BusinessLine spoke to industry training partners/ institutes such as Edureka, Institute of Product Leadership (IPL), and Unicom Learning to understand the issue.
According to the Director of Programs, Institute of Product Leadership (IPL), Pinkesh Shah, there is an imperative need to re-skill the middle management and go beyond project execution skills to product and solution definition skills.
“India can no longer be seen as a cost arbitrage economy but one that creates new offerings, both for domestic and global markets. And re-skilling is the fastest way to get there, both from the corporate perspective and the individual career acceleration perspective,” Shah said.
Conceding that talent search has been a herculean task for companies with the rising demand for new technology skills, co-Founder and Chief Executive of Edureka, Lovleen Bhatia, said “it is more so at the middle level because such candidates are not available at campus like freshers. Middle managers are a vital bunch, susceptible to mid-career crisis, putting the individual and organisation at risk.”
“There are middle managers who are victims of identity, role and authority confusion due to their inability to keep pace with the changing role of their jobs, particularly in the IT domain, where technology changes every fourth day,” the Edureka chief said.
“The issue is not peculiar to IT but multiple sectors,” said Unicom's co-founder and Chief Executive Nitesh Naveen, adding, “when middle-level managers are unable to embrace newer skills that are in global demand, the pressure mounts, creating a bottleneck in the organisation's performance. The organisation is forced into a corner where it can neither fire the existing candidate nor hire a worthy one. It is important for middle managers to know business and adapt to change.”
Employability
Employability is a major issue across sectors and even the Government has realised the need for India to scale up its skilling efforts.
Unicom has created options for both online and off-line courses to skill up some of the hottest IT-domains such as agile, big data, the Internet of Things, cloud, etc.
Naveen says that all candidates do not come up with similar learning capabilities. The workshop learning module, therefore, is considered best to address the issue with more certainty.
“While online has the power to reach a wider audience, candidates still prefer the off-line option. Online learning will grow, but it cannot possibly replace the brick and mortar style because candidates are more confident of getting their problems clarified on ground, the Unicom chief said.
‘Learning by Doing’ is the pedagogy at every new-age business school and we (at IPL) embrace that, said Shah.
Stating that there is always a lag in incorporating new domains in the syllabus in tech institutes, Bhatia said “you have very few or no specialised teachers or professors to teach them. Hence, the only alternative is to learn from veterans of those industries. Education providers would have to build diverse platforms or models, so industry veterans can connect with the students, start building the course structure ahead of demand.”

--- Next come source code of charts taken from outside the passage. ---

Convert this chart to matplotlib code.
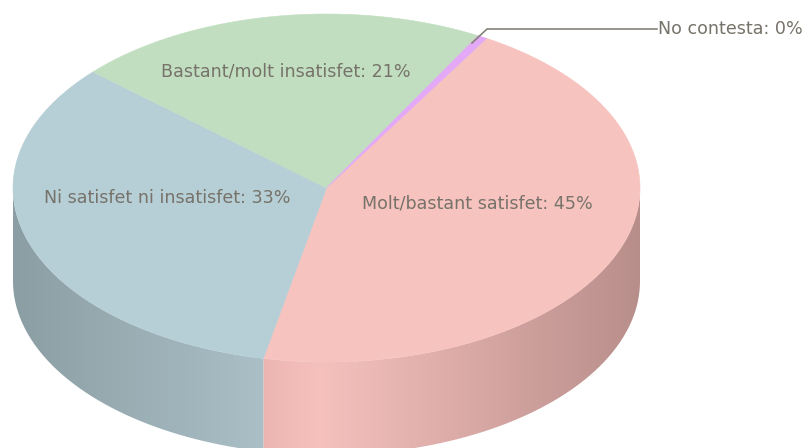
import numpy as np
import matplotlib
matplotlib.use('Agg')
import matplotlib.pyplot as plt
from matplotlib.colors import LinearSegmentedColormap
from matplotlib.patches import Polygon

# slices, clockwise from the top right
names = ['Molt/bastant satisfet', 'Ni satisfet ni insatisfet',
         'Bastant/molt insatisfet', 'No contesta']
values = [44.7, 33.4, 21.4, 0.5]
top_colors = ['#f7c3bf', '#b6ced6', '#c1dfc0', '#e3a9f7']

CX, CY, RX, RY = 326.5, 188, 313.5, 174
DEPTH = 93
START = 30.7
TEXT_COLOR = '#77736a'
FONT_SIZE = 12.65


def rim(a0, a1, n=200):
    t = np.radians(np.linspace(a0, a1, n))
    return CX + RX * np.sin(t), CY - RY * np.cos(t)


fig = plt.figure(figsize=(8.04, 4.48), dpi=100)
ax = fig.add_axes([0, 0, 1, 1])
ax.axis('off')

edges = START + np.concatenate([[0], np.cumsum(values)]) / sum(values) * 360

# side walls, only for the part of the rim facing us
side_maps = {
    0: LinearSegmentedColormap.from_list('pink', [(0, '#ecb5b2'), (0.15, '#f6c1bd'), (1, '#b88e8b')]),
    1: LinearSegmentedColormap.from_list('blue', ['#aabfc6', '#8b9ea4']),
}
for i, cmap in side_maps.items():
    a0, a1 = max(edges[i], 90), min(edges[i + 1], 270)
    x, y = rim(a0, a1)
    pts = np.vstack([np.column_stack([x, y]),
                     np.column_stack([x[::-1], y[::-1] + DEPTH])])
    x0, x1 = x.min(), x.max()
    grad = np.linspace(0, 1, 256).reshape(1, -1)
    if i == 1:
        grad = grad[:, ::-1]
    im = ax.imshow(grad, cmap=cmap, extent=(x0, x1, y.max() + DEPTH, y.min()),
                   aspect='auto', zorder=1, interpolation='bilinear')
    clip = Polygon(pts, closed=True, transform=ax.transData)
    im.set_clip_path(clip)

# top face
for i, c in enumerate(top_colors):
    x, y = rim(edges[i], edges[i + 1])
    pts = np.vstack([[CX, CY], np.column_stack([x, y])])
    ax.add_patch(Polygon(pts, closed=True, facecolor=c, edgecolor=c,
                         linewidth=0.4, zorder=2))

ax.set_xlim(0, 804)
ax.set_ylim(448, 0)

label_pos = [(477.5, 204), (167, 198), (285.5, 71)]
for name, v, (tx, ty) in zip(names, values, label_pos):
    ax.text(tx, ty, f'{name}: {round(v)}%', ha='center', va='center',
            fontsize=FONT_SIZE, color=TEXT_COLOR, zorder=4,
            family='DejaVu Sans')

# leader line for the tiny slice
ax.plot([472, 487, 657], [43, 29, 29], color='#85837a', linewidth=1.2, zorder=3)
ax.text(658, 29, f'{names[3]}: {round(values[3])}%', ha='left', va='center',
        fontsize=FONT_SIZE, color=TEXT_COLOR, zorder=4, family='DejaVu Sans')

fig.savefig('out.png', dpi=100)
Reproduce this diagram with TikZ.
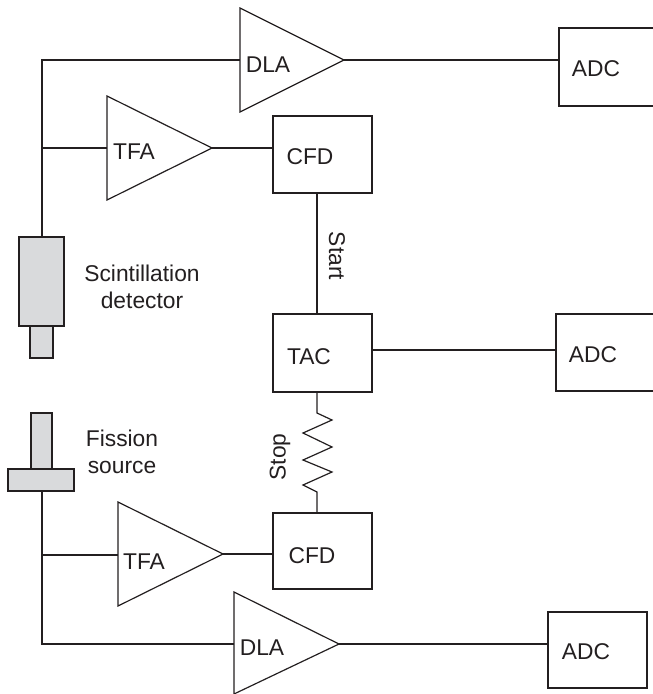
\documentclass[tikz,border=0pt]{standalone}
\usepackage{fontspec}
\setmainfont{Liberation Sans}
\definecolor{ink}{RGB}{35,31,32}
\definecolor{parts}{RGB}{217,218,220}
\begin{document}
\begin{tikzpicture}[x=1pt,y=-1pt,
  wire/.style={draw=ink,line width=1.2pt},
  amp/.style={draw=ink,line width=1.2pt,line join=miter},
  box/.style={draw=ink,line width=1.2pt,rectangle},
  part/.style={draw=ink,line width=1.2pt,fill=parts},
  lbl/.style={text=ink,font=\fontsize{22.8}{27.5}\selectfont,inner sep=0pt},
  multi/.style={lbl,align=center}]
\useasboundingbox (0,0) rectangle (653,694);
\clip (0,0) rectangle (653,694);

% boxes
\draw[box] (559,28) rectangle (670,106);
\coordinate (adc1in) at (559,60);
\draw[box] (556,314) rectangle (670,391);
\coordinate (adc2in) at (556,350);
\draw[box] (548,612) rectangle (647,688);
\coordinate (adc3in) at (548,644);
\draw[box] (273,116) rectangle (372,193);
\coordinate (cfd1in) at (273,148);
\coordinate (cfd1out) at (317,193);
\draw[box] (273,314) rectangle (372,392);
\coordinate (tacin) at (317,314);
\coordinate (tacout) at (372,350);
\coordinate (tacstop) at (317,392);
\draw[box] (273,513) rectangle (372,589);
\coordinate (cfd2in) at (273,554);
\coordinate (cfd2top) at (317,513);

% amplifiers
\draw[amp] (240,8) -- (240,112) -- (344,60) -- cycle;
\coordinate (dla1in) at (240,60);
\coordinate (dla1out) at (344,60);
\draw[amp] (107,96) -- (107,200) -- (212,148) -- cycle;
\coordinate (tfa1in) at (107,148);
\coordinate (tfa1out) at (212,148);
\draw[amp] (118,502) -- (118,606) -- (223,554) -- cycle;
\coordinate (tfa2in) at (118,555);
\coordinate (tfa2out) at (223,554);
\draw[amp] (234,592) -- (234,694) -- (339,644) -- cycle;
\coordinate (dla2in) at (234,644);
\coordinate (dla2out) at (339,644);

% detectors
\draw[part] (30,326) rectangle (53,358);
\draw[part] (19,237) rectangle (64,326);
\coordinate (scint) at (42,237);
\draw[part] (31,413) rectangle (52,469);
\draw[part] (8,469) rectangle (74,491);
\coordinate (fiss) at (42,491);

% wiring
\coordinate (j1) at (42,60);
\coordinate (j2) at (42,148);
\draw[wire] (scint) -- (j1) -- (dla1in);
\draw[wire] (j2) -- (tfa1in);
\draw[wire] (dla1out) -- (adc1in);
\draw[wire] (tfa1out) -- (cfd1in);
\draw[wire] (cfd1out) -- (tacin);
\draw[wire] (tacout) -- (adc2in);
\draw[wire,line join=miter] (tacstop) -- (317,413) -- (332,420) -- (303,433) -- (332,447)
  -- (303,460) -- (332,472) -- (303,485) -- (317,492) -- (cfd2top);
\coordinate (j3) at (42,644);
\coordinate (j4) at (42,555);
\draw[wire] (fiss) -- (j3) -- (dla2in);
\draw[wire] (j4) -- (tfa2in);
\draw[wire] (tfa2out) -- (cfd2in);
\draw[wire] (dla2out) -- (adc3in);

% labels
\node[lbl] (tdla1) at (268,65) {DLA};
\node[lbl] (ttfa1) at (134,152) {TFA};
\node[lbl] (tcfd1) at (310,157) {CFD};
\node[lbl] (tadc1) at (596,69) {ADC};
\node[lbl,rotate=-90] (tstart) at (337,256) {Start};
\node[multi] (tscint) at (142,287) {Scintillation\\detector};
\node[lbl] (ttac) at (309,357) {TAC};
\node[lbl] (tadc2) at (593,355) {ADC};
\node[lbl,rotate=90] (tstop) at (280,457) {Stop};
\node[multi] (tfiss) at (122,452) {Fission\\source};
\node[lbl] (ttfa2) at (144,562) {TFA};
\node[lbl] (tcfd2) at (312,556) {CFD};
\node[lbl] (tdla2) at (262,648) {DLA};
\node[lbl] (tadc3) at (586,652) {ADC};
\end{tikzpicture}
\end{document}
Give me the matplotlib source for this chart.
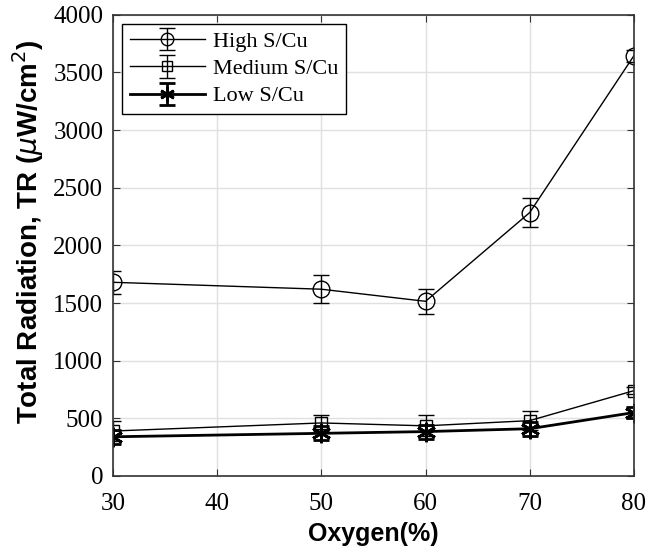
import matplotlib.pyplot as plt

# oxygen levels and total radiation (uW/cm^2)
oxygen = [30, 50, 60, 70, 80]
high = [1680, 1620, 1515, 2285, 3645]
high_err = [100, 120, 110, 125, 50]
medium = [390, 460, 435, 480, 740]
medium_err = [90, 70, 90, 80, 30]
low = [340, 370, 385, 410, 550]
low_err = [60, 60, 60, 60, 50]

fig = plt.figure(figsize=(6.61, 5.49), dpi=100)
ax = fig.add_axes([0.171, 0.133, 0.788, 0.840])

ax.errorbar(oxygen, high, yerr=high_err, color='black', lw=1, marker='o',
            ms=12, mfc='none', mew=1, capsize=6, elinewidth=1, label='High S/Cu')
ax.errorbar(oxygen, medium, yerr=medium_err, color='black', lw=1, marker='s',
            ms=9, mfc='none', mew=1, capsize=6, elinewidth=1, label='Medium S/Cu')
ax.errorbar(oxygen, low, yerr=low_err, color='black', lw=2, marker=(6, 2, 0),
            ms=14, mew=2, capsize=6, elinewidth=2, capthick=2, label='Low S/Cu')

ax.set_xlim(30, 80)
ax.set_ylim(0, 4000)
ax.set_xticks([30, 40, 50, 60, 70, 80])
ax.set_yticks(range(0, 4001, 500))
ax.grid(True, color='#e0e0e0', lw=1)
ax.set_axisbelow(True)
ax.tick_params(direction='in', top=True, right=True, length=5, color='#333333',
               labelsize=18)
ax.tick_params(axis='x', pad=12)
ax.tick_params(axis='y', pad=7)
for lab in ax.get_xticklabels() + ax.get_yticklabels():
    lab.set_fontfamily('Liberation Serif')
for s in ax.spines.values():
    s.set_color('#333333')
    s.set_linewidth(1.2)

ax.set_xlabel('Oxygen(%)', fontsize=18, fontweight='bold',
              family='Liberation Sans', labelpad=5)
ax.set_ylabel(r'Total Radiation, TR ($\mu$W/cm$^2$)', fontsize=20,
              fontweight='bold', family='Liberation Sans')
ax.yaxis.set_label_coords(-0.128, 0.53)

leg = ax.legend(loc='upper left', prop={'family': 'Liberation Serif', 'size': 16},
                fancybox=False, edgecolor='black', framealpha=1,
                handlelength=3.4, handletextpad=0.35, borderpad=0.35,
                labelspacing=0.3, borderaxespad=0.4, markerscale=0.75)
leg.get_frame().set_linewidth(1)

fig.savefig('out.png', dpi=100)
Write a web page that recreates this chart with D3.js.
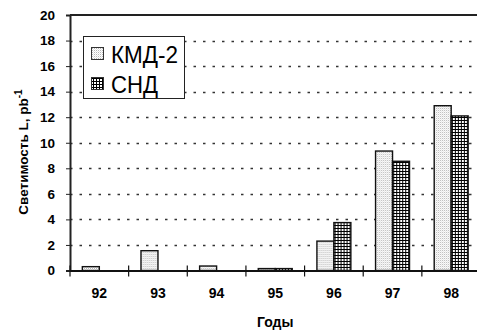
<!DOCTYPE html>
<html>
<head>
<meta charset="utf-8">
<script src="https://cdn.jsdelivr.net/npm/d3@7"></script>
<style>
  body { margin: 0; background: #fff; }
  svg { display: block; font-family: Arial, "Liberation Sans", sans-serif; }
</style>
</head>
<body>
<div id="chart"></div>
<script>
// Data
const years = ["92", "93", "94", "95", "96", "97", "98"];
const series = ["КМД-2", "СНД"];
const kmdValues = [0.3, 1.55, 0.35, 0.15, 2.3, 9.35, 12.9];
const sndValues = [0, 0, 0, 0.15, 3.75, 8.55, 12.1];
const yTicks = [0, 2, 4, 6, 8, 10, 12, 14, 16, 18, 20];

const WIDTH = 477, HEIGHT = 332;
const MARGIN = { left: 70, top: 15, right: -3.5, bottom: 61.5 };

const svg = d3.select("#chart").append("svg")
    .attr("width", WIDTH).attr("height", HEIGHT);

// fill patterns
const defs = svg.append("defs");
const dots = defs.append("pattern").attr("id", "pat-kmd")
    .attr("patternUnits", "userSpaceOnUse").attr("width", 2).attr("height", 2);
dots.append("rect").attr("width", 2).attr("height", 2).attr("fill", "#fff");
dots.append("rect").attr("width", 1).attr("height", 1).attr("fill", "#b8b8b8");
dots.append("rect").attr("x", 1).attr("y", 1).attr("width", 1).attr("height", 1).attr("fill", "#e6e6e6");

const grid = defs.append("pattern").attr("id", "pat-snd")
    .attr("patternUnits", "userSpaceOnUse").attr("width", 3).attr("height", 3);
grid.append("rect").attr("width", 3).attr("height", 3).attr("fill", "#000");
grid.append("rect").attr("x", 1).attr("y", 1).attr("width", 2).attr("height", 2).attr("fill", "#fff");

const x0 = d3.scaleBand()
    .domain(years)
    .range([MARGIN.left, WIDTH - MARGIN.right])
    .paddingInner(0).paddingOuter(0);

const x1 = d3.scaleBand()
    .domain(series)
    .range([0, x0.bandwidth()])
    .paddingInner(0).paddingOuter(0.727);

const y = d3.scaleLinear()
    .domain([0, 20])
    .range([HEIGHT - MARGIN.bottom, MARGIN.top]);

const fills = { "КМД-2": "url(#pat-kmd)", "СНД": "url(#pat-snd)" };
const valueSets = { "КМД-2": kmdValues, "СНД": sndValues };

// dotted gridlines
svg.append("g").selectAll("line")
    .data(yTicks.filter(t => t > 0 && t < 20))
    .join("line")
    .attr("x1", MARGIN.left).attr("x2", WIDTH)
    .attr("y1", d => Math.round(y(d)) + 0.5).attr("y2", d => Math.round(y(d)) + 0.5)
    .attr("stroke", "#333").attr("stroke-width", 1.3)
    .attr("stroke-dasharray", "2.5,7");

// top border
svg.append("line")
    .attr("x1", MARGIN.left).attr("x2", WIDTH)
    .attr("y1", y(20)).attr("y2", y(20))
    .attr("stroke", "#222").attr("stroke-width", 2);

// bars
const rows = years.map((yr, i) => ({ year: yr, values: series.map(s => ({ key: s, value: valueSets[s][i] })) }));
svg.append("g").selectAll("g")
    .data(rows)
    .join("g")
    .attr("transform", d => `translate(${x0(d.year)},0)`)
    .selectAll("rect")
    .data(d => d.values.filter(v => v.value > 0))
    .join("rect")
    .attr("x", d => x1(d.key))
    .attr("y", d => y(d.value))
    .attr("width", x1.bandwidth())
    .attr("height", d => y(0) - y(d.value))
    .attr("fill", d => fills[d.key])
    .attr("stroke", "#111").attr("stroke-width", 1.4);

// y axis
const yAxis = svg.append("g")
    .attr("transform", `translate(${MARGIN.left},0)`)
    .call(d3.axisLeft(y).tickValues(yTicks).tickSize(4).tickPadding(11));
yAxis.select(".domain").attr("stroke", "#222").attr("stroke-width", 2);
yAxis.selectAll(".tick line").attr("stroke", "#222").attr("stroke-width", 1);
yAxis.selectAll(".tick text")
    .attr("font-size", 13.5).attr("font-weight", "bold").attr("fill", "#000")
    .attr("font-family", "Arial, 'Liberation Sans', sans-serif");

// x axis
const xAxis = svg.append("g")
    .attr("transform", `translate(0,${y(0)})`)
    .call(d3.axisBottom(x0).tickSize(0).tickPadding(18));
xAxis.select(".domain").attr("stroke", "#111").attr("stroke-width", 2.2);
xAxis.selectAll(".tick text")
    .attr("font-size", 14).attr("font-weight", "bold").attr("fill", "#000")
    .attr("font-family", "Arial, 'Liberation Sans', sans-serif");
// category separators crossing the axis
xAxis.append("g").selectAll("line")
    .data(years)
    .join("line")
    .attr("x1", d => x0(d)).attr("x2", d => x0(d))
    .attr("y1", -5).attr("y2", 6)
    .attr("stroke", "#111").attr("stroke-width", 1.2);

// axis titles
svg.append("text")
    .attr("x", (x0.range()[0] + x0.range()[1]) / 2)
    .attr("y", 327)
    .attr("text-anchor", "middle")
    .attr("font-size", 14).attr("font-weight", "bold")
    .text("Годы");

const yTitle = svg.append("text")
    .attr("transform", `translate(28,152) rotate(-90)`)
    .attr("text-anchor", "middle")
    .attr("font-size", 13.5).attr("font-weight", "bold");
yTitle.append("tspan").text("Светимость L, pb");
yTitle.append("tspan").attr("dy", -6).attr("font-size", 10).text("-1");

// legend
const legend = svg.append("g");
legend.append("rect")
    .attr("x", 83.5).attr("y", 36.5).attr("width", 101).attr("height", 62)
    .attr("fill", "#fff").attr("stroke", "#222").attr("stroke-width", 1);
const items = legend.selectAll("g.item")
    .data(series)
    .join("g").attr("class", "item")
    .attr("transform", (d, i) => `translate(0,${54 + i * 30})`);
items.append("rect")
    .attr("x", 91.5).attr("y", -6.5).attr("width", 12).attr("height", 12)
    .attr("fill", d => fills[d])
    .attr("stroke", "#333").attr("stroke-width", 1);
items.append("text")
    .attr("x", 111)
    .attr("y", 9)
    .attr("font-size", 24)
    .attr("textLength", d => d === "СНД" ? 47 : 67)
    .attr("lengthAdjust", "spacingAndGlyphs")
    .text(d => d);
</script>
</body>
</html>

Citing a report that hailed India's top software company of bagging a $200-million worth contract for developing an app store for a large US bank, Bhatia said “but the company ultimately ended up paying thrice the billing rate to a group of freelance Python programmers in the US, as there was a lack of skilled programmers suitable for the job within the organisation,” emphasising the importance of skilling.
Online education
While training institutes consider online education an alternative to bridge skill gaps and address industry needs faster, Naveen perceives that no one medium can be the only way out. “It is important to go for a blended model, depending upon the skills that need to be imparted.”
Bhatia feels that virtual classroom models and realtime instructor-led live tutorials and peer-to-peer talks would be more apt for learning niche tech subjects, while the IPL Director contends that experiential learning, which can be delivered online or offline (campus), is the need of the hour.
Trainers emphasised the criticality of continuous learning and re-skilling by stating that this would be the only way to stay ahead of the next big disruptive change.